**Dataset content**:

-=-=-

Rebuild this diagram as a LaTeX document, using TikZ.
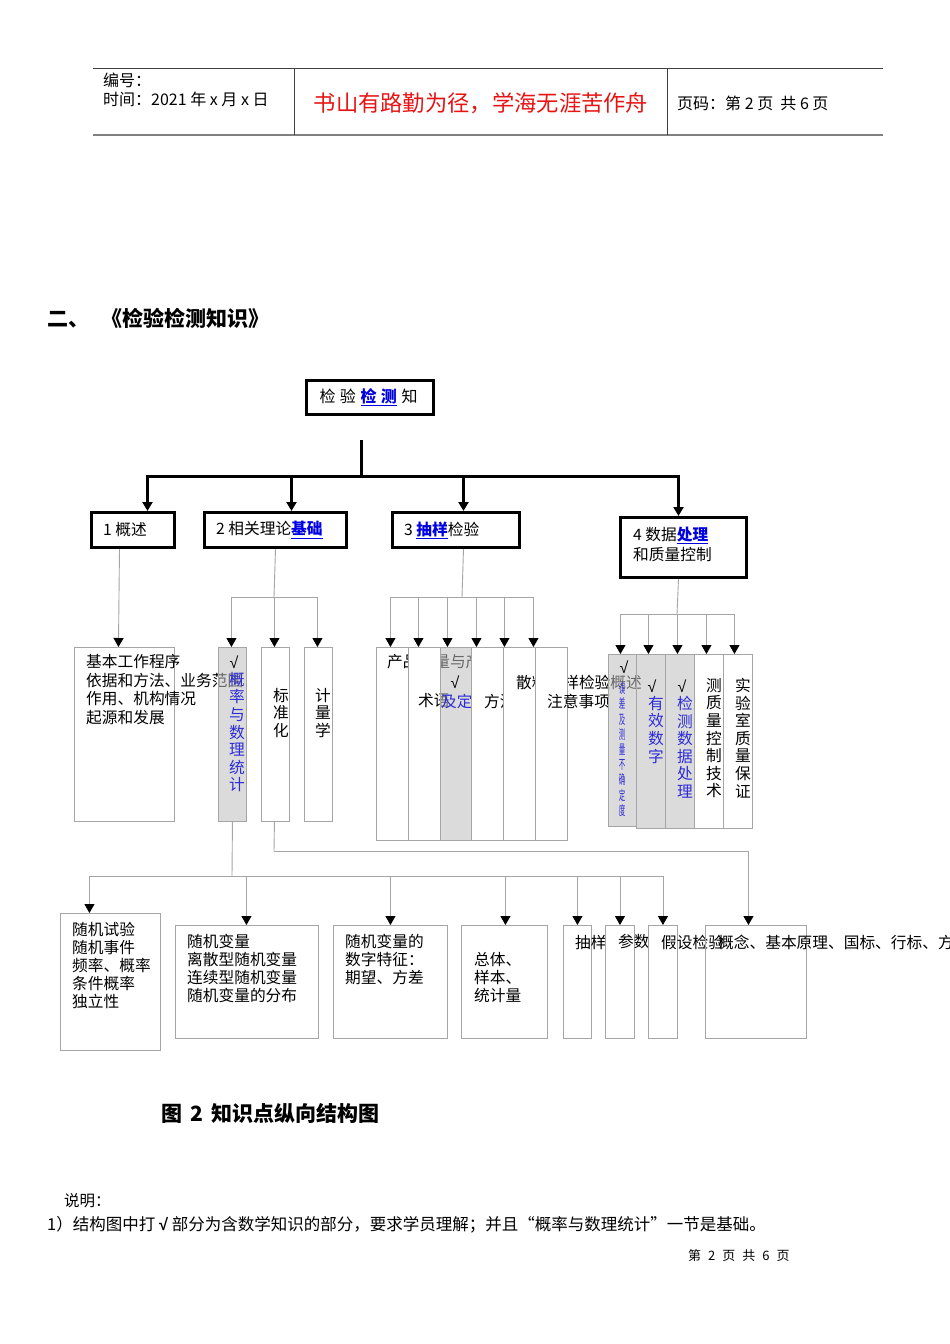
\documentclass[tikz,border=0pt]{standalone}
\usepackage{fontspec}
\setmainfont{Noto Sans CJK SC}
\newfontfamily\narrowcjk[FakeStretch=0.5]{Noto Sans CJK SC}
\newfontfamily\symf{Liberation Sans}
\usetikzlibrary{arrows.meta}
\definecolor{linkblue}{RGB}{0,0,225}
\definecolor{vblue}{RGB}{45,45,215}
\definecolor{hred}{RGB}{232,20,20}
\definecolor{lgray}{RGB}{165,165,165}
\definecolor{boxgray}{RGB}{190,190,190}
\newcommand{\myfs}[1]{\fontsize{#1}{#1}\selectfont}
\tikzset{
  thickbox/.style={draw, line width=3pt, inner sep=0pt, anchor=north west},
  thinbox/.style={draw=lgray, line width=0.9pt, inner sep=0pt, anchor=north west},
  whitebox/.style={thinbox, fill=white},
  graybox/.style={thinbox, fill=boxgray, fill opacity=0.55},
  thickline/.style={line width=3pt},
  thickarrow/.style={line width=3pt, -{Triangle[width=10pt,length=9pt]}},
  thinline/.style={draw=lgray, line width=0.9pt},
  thinarrow/.style={draw=lgray, line width=0.9pt, -{Triangle[width=10pt,length=9pt,color=black]}},
  txt/.style={inner sep=0pt, anchor=west, font=\fontsize{15.7}{18.7}\selectfont},
  mtxt/.style={inner sep=0pt, anchor=north west, align=left, font=\fontsize{15.7}{18.7}\selectfont},
  vtxt/.style={inner sep=0pt, anchor=north, align=center, font=\fontsize{15.7}{17.6}\selectfont},
  chk/.style={inner sep=0pt, font=\symf\myfs{16}},
}
\begin{document}
\begin{tikzpicture}[x=1pt,y=-1pt]
\useasboundingbox[fill=white] (0,0) rectangle (950,1344);

% ---------- header ----------
\draw[black!75, line width=0.8pt] (93,68) -- (883,68);
\draw[black!50, line width=2pt] (93,135) -- (883,135);
\draw[black!75, line width=0.8pt] (294,68) -- (294,135);
\draw[black!75, line width=0.8pt] (667,68) -- (667,135);
\node[txt, font=\myfs{16}] (h1) at (103,80) {编号：};
\node[txt, font=\myfs{16}] (h2) at (103,99) {时间：2021 年 x 月 x 日};
\node[inner sep=0pt, font=\myfs{22.3}, text=hred] (h3) at (481,103) {书山有路勤为径，学海无涯苦作舟};
\node[txt, font=\myfs{16}] (h4) at (677,103) {页码：第 2 页\ \ 共 6 页};

% ---------- title ----------
\node[txt, font=\bfseries\myfs{21}] (title) at (47,318) {二、\hspace{0.6em}《检验检测知识》};

% ---------- root ----------
\node[thickbox, minimum width=127pt, minimum height=34pt] (root) at (305,379) {};
\node[inner sep=0pt, font=\myfs{16}] (roott) at (368.5,397) {检\hspace{4.5pt}验\hspace{4.5pt}\textcolor{linkblue}{\bfseries\underline{检\hspace{4.5pt}测}}\hspace{4.5pt}知};
\coordinate (stem) at (361,440);
\coordinate (bus) at (361,476);
\draw[thickline] (stem) -- (bus);

% ---------- level 2 ----------
\node[thickbox, minimum width=83pt, minimum height=35pt] (b1) at (90,511) {};
\node[thickbox, minimum width=142pt, minimum height=35pt] (b2) at (203,511) {};
\node[thickbox, minimum width=127pt, minimum height=35pt] (b3) at (391,511) {};
\node[thickbox, minimum width=126pt, minimum height=60pt] (b4) at (619,516) {};
\draw[thickarrow] (bus) -| ([xshift=14.5pt]b1.north);
\draw[thickarrow] (bus) -| ([xshift=16pt]b2.north);
\draw[thickarrow] (bus) -| ([xshift=7.5pt]b3.north);
\draw[thickarrow] (bus) -| ([xshift=-5pt]b4.north);
\node[txt] (b1t) at (103,530) {1 概述};
\node[txt] (b2t) at (216,530) {2 相关理论\textcolor{linkblue}{\bfseries\underline{基础}}};
\node[txt] (b3t) at (404,530) {3 \textcolor{linkblue}{\bfseries\underline{抽样}}检验};
\node[mtxt, font=\fontsize{15.7}{20}\selectfont] (b4t) at (633,527) {4 数据\textcolor{linkblue}{\bfseries\underline{处理}}\\和质量控制};

% ---------- group 1 ----------
\node[whitebox, minimum width=100pt, minimum height=174pt] (c1) at (74,647) {};
\draw[thinarrow] ([xshift=-13.5pt]b1.south) -- ([xshift=-6pt]c1.north);
\node[mtxt] (c1t) at (86,654) {基本工作程序\\依据和方法、业务范围\\作用、机构情况\\起源和发展};

% ---------- group 2 ----------
\coordinate (j2) at (274,597);
\draw[thinline] (b2.south) -- (j2);
\node[graybox, minimum width=28pt, minimum height=174pt] (p1) at (218,647) {};
\node[chk] (p1c) at (234,662) {√};
\node[vtxt, text=vblue] (p1t) at (237,672) {概\\率\\与\\数\\理\\统\\计};
\node[whitebox, minimum width=28pt, minimum height=174pt] (p2) at (261,647) {};
\node[vtxt] (p2t) at (281,688) {标\\准\\化};
\node[whitebox, minimum width=28pt, minimum height=174pt] (p3) at (304,647) {};
\node[vtxt] (p3t) at (323,688) {计\\量\\学};
\draw[thinarrow] (j2) -| ([xshift=-1pt]p1.north);
\draw[thinarrow] (j2) -| ([xshift=-1pt]p2.north);
\draw[thinarrow] (j2) -| ([xshift=-1pt]p3.north);

% ---------- group 3 ----------
\coordinate (j3) at (462,597);
\draw[thinline] ([xshift=7.5pt]b3.south) -- (j3);
\node[whitebox, minimum width=32pt, minimum height=193pt] (g1) at (376,647) {};
\node[txt] (g1t) at (387,662) {产品质量与产品};
\node[whitebox, minimum width=32pt, minimum height=193pt] (g2) at (408,647) {};
\node[txt] (g2t) at (418,701) {术语};
\node[graybox, minimum width=31pt, minimum height=193pt] (g3) at (440,647) {};
\node[chk] (g3c) at (455,682) {√};
\node[txt, text=vblue] (g3t) at (441,701) {及定义};
\node[whitebox, minimum width=32pt, minimum height=193pt] (g4) at (471,647) {};
\node[txt] (g4t) at (484,701) {方法};
\node[whitebox, minimum width=32pt, minimum height=193pt] (g5) at (503,647) {};
\node[txt] (g5t) at (516,682) {散料抽样检验概述};
\node[whitebox, minimum width=32pt, minimum height=193pt] (g6) at (535,647) {};
\node[txt] (g6t) at (547,701) {注意事项};
\draw[thinarrow] (j3) -| ([xshift=-2pt]g1.north);
\draw[thinarrow] (j3) -| ([xshift=-6pt]g2.north);
\draw[thinarrow] (j3) -| ([xshift=-8.5pt]g3.north);
\draw[thinarrow] (j3) -| ([xshift=-11pt]g4.north);
\draw[thinarrow] (j3) -| ([xshift=-15pt]g5.north);
\draw[thinarrow] (j3) -| ([xshift=-18pt]g6.north);

% ---------- group 4 ----------
\coordinate (j4) at (677,614);
\draw[thinline] ([xshift=-5pt]b4.south) -- (j4);
\node[graybox, minimum width=28pt, minimum height=172pt] (k1) at (608,654) {};
\node[chk] (k1c) at (624,667) {√};
\node[inner sep=0pt, anchor=north, align=center, text=vblue, font=\narrowcjk\fontsize{13}{15.2}\selectfont] (k1t) at (622,683) {误\\差\\及\\测\\量\\不\\确\\定\\度};
\node[graybox, minimum width=29pt, minimum height=174pt] (k2) at (636,654) {};
\node[chk] (k2c) at (652,686) {√};
\node[vtxt, text=vblue] (k2t) at (656,696) {有\\效\\数\\字};
\node[graybox, minimum width=29pt, minimum height=174pt] (k3) at (665,654) {};
\node[chk] (k3c) at (682,686) {√};
\node[vtxt, text=vblue] (k3t) at (685,696) {检\\测\\数\\据\\处\\理};
\node[whitebox, minimum width=29pt, minimum height=174pt] (k4) at (694,654) {};
\node[vtxt] (k4t) at (714,678) {测\\质\\量\\控\\制\\技\\术};
\node[whitebox, minimum width=29pt, minimum height=174pt] (k5) at (723,654) {};
\node[vtxt] (k5t) at (743,678) {实\\验\\室\\质\\量\\保\\证};
\draw[thinarrow] (j4) -| ([xshift=-2pt]k1.north);
\draw[thinarrow] (j4) -| ([xshift=-2.5pt]k2.north);
\draw[thinarrow] (j4) -| ([xshift=-2.5pt]k3.north);
\draw[thinarrow] (j4) -| ([xshift=-2.5pt]k4.north);
\draw[thinarrow] (j4) -| ([xshift=-3.5pt]k5.north);

% ---------- bottom row ----------
\node[thinbox, minimum width=100pt, minimum height=137pt] (r1) at (60,913) {};
\node[mtxt, font=\fontsize{15.7}{18}\selectfont] (r1t) at (72,922) {随机试验\\随机事件\\频率、概率\\条件概率\\独立性};
\node[thinbox, minimum width=143pt, minimum height=113pt] (r2) at (175,925) {};
\node[mtxt, font=\fontsize{15.7}{18}\selectfont] (r2t) at (187,934) {随机变量\\离散型随机变量\\连续型随机变量\\随机变量的分布};
\node[thinbox, minimum width=114pt, minimum height=113pt] (r3) at (333,925) {};
\node[mtxt, font=\fontsize{15.7}{18}\selectfont] (r3t) at (345,934) {随机变量的\\数字特征：\\期望、方差};
\node[thinbox, minimum width=86pt, minimum height=113pt] (r4) at (461,925) {};
\node[mtxt, font=\fontsize{15.7}{18}\selectfont] (r4t) at (474,952) {总体、\\样本、\\统计量};
\node[thinbox, minimum width=28pt, minimum height=113pt] (r5) at (563,925) {};
\node[txt] (r5t) at (575,942) {抽样};
\node[whitebox, minimum width=29pt, minimum height=113pt] (r6) at (605,925) {};
\node[txt] (r6t) at (618,942) {参数};
\node[whitebox, minimum width=29pt, minimum height=113pt] (r7) at (648,925) {};
\node[txt] (r7t) at (661,942) {假设检验};
\node[thinbox, minimum width=101pt, minimum height=113pt] (r8) at (705,925) {};
\node[txt] (r8t) at (718,942) {概念、基本原理、国标、行标、方法};

\coordinate (j5) at (232,876);
\draw[thinline] (p1.south) -- (j5);
\draw[thinarrow] (j5) -| ([xshift=-21pt]r1.north);
\draw[thinarrow] (j5) -| ([xshift=-0.5pt]r2.north);
\draw[thinarrow] (j5) -| (r3.north);
\draw[thinarrow] (j5) -| ([xshift=1pt]r4.north);
\draw[thinarrow] (j5) -| (r5.north);
\draw[thinarrow] (j5) -| (r6.north);
\draw[thinarrow] (j5) -| (r7.north);
\coordinate (j6) at (274,851);
\draw[thinline] ([xshift=-1pt]p2.south) -- (j6);
\draw[thinarrow] (j6) -| ([xshift=-7.5pt]r8.north);

% ---------- caption and notes ----------
\node[txt, font=\bfseries\myfs{21}] (cap) at (161,1113) {图\hspace{0.4em}2\hspace{0.4em}知识点纵向结构图};
\node[txt, font=\myfs{15.5}] (n1) at (64,1201) {说明：};
\node[txt, font=\myfs{16.5}] (n2) at (47,1225) {1）结构图中打 {\symf\bfseries √} 部分为含数学知识的部分，要求学员理解；并且“概率与数理统计”一节是基础。};
\node[txt, font=\myfs{13}] (ft) at (688,1256) {第\hspace{7pt}2\hspace{7pt}页\hspace{7pt}共\hspace{7pt}6\hspace{7pt}页};
\end{tikzpicture}
\end{document}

-=-=-

**Work to complete**: Reproduce the material above from its first line through the line containing "(title) at (47,318)", both ends included, and skip every picture.

**Written solution**:
Rebuild this diagram as a LaTeX document, using TikZ.
\documentclass[tikz,border=0pt]{standalone}
\usepackage{fontspec}
\setmainfont{Noto Sans CJK SC}
\newfontfamily\narrowcjk[FakeStretch=0.5]{Noto Sans CJK SC}
\newfontfamily\symf{Liberation Sans}
\usetikzlibrary{arrows.meta}
\definecolor{linkblue}{RGB}{0,0,225}
\definecolor{vblue}{RGB}{45,45,215}
\definecolor{hred}{RGB}{232,20,20}
\definecolor{lgray}{RGB}{165,165,165}
\definecolor{boxgray}{RGB}{190,190,190}
\newcommand{\myfs}[1]{\fontsize{#1}{#1}\selectfont}
\tikzset{
  thickbox/.style={draw, line width=3pt, inner sep=0pt, anchor=north west},
  thinbox/.style={draw=lgray, line width=0.9pt, inner sep=0pt, anchor=north west},
  whitebox/.style={thinbox, fill=white},
  graybox/.style={thinbox, fill=boxgray, fill opacity=0.55},
  thickline/.style={line width=3pt},
  thickarrow/.style={line width=3pt, -{Triangle[width=10pt,length=9pt]}},
  thinline/.style={draw=lgray, line width=0.9pt},
  thinarrow/.style={draw=lgray, line width=0.9pt, -{Triangle[width=10pt,length=9pt,color=black]}},
  txt/.style={inner sep=0pt, anchor=west, font=\fontsize{15.7}{18.7}\selectfont},
  mtxt/.style={inner sep=0pt, anchor=north west, align=left, font=\fontsize{15.7}{18.7}\selectfont},
  vtxt/.style={inner sep=0pt, anchor=north, align=center, font=\fontsize{15.7}{17.6}\selectfont},
  chk/.style={inner sep=0pt, font=\symf\myfs{16}},
}
\begin{document}
\begin{tikzpicture}[x=1pt,y=-1pt]
\useasboundingbox[fill=white] (0,0) rectangle (950,1344);

% ---------- header ----------
\draw[black!75, line width=0.8pt] (93,68) -- (883,68);
\draw[black!50, line width=2pt] (93,135) -- (883,135);
\draw[black!75, line width=0.8pt] (294,68) -- (294,135);
\draw[black!75, line width=0.8pt] (667,68) -- (667,135);
\node[txt, font=\myfs{16}] (h1) at (103,80) {编号：};
\node[txt, font=\myfs{16}] (h2) at (103,99) {时间：2021 年 x 月 x 日};
\node[inner sep=0pt, font=\myfs{22.3}, text=hred] (h3) at (481,103) {书山有路勤为径，学海无涯苦作舟};
\node[txt, font=\myfs{16}] (h4) at (677,103) {页码：第 2 页\ \ 共 6 页};

% ---------- title ----------
\node[txt, font=\bfseries\myfs{21}] (title) at (47,318) {二、\hspace{0.6em}《检验检测知识》};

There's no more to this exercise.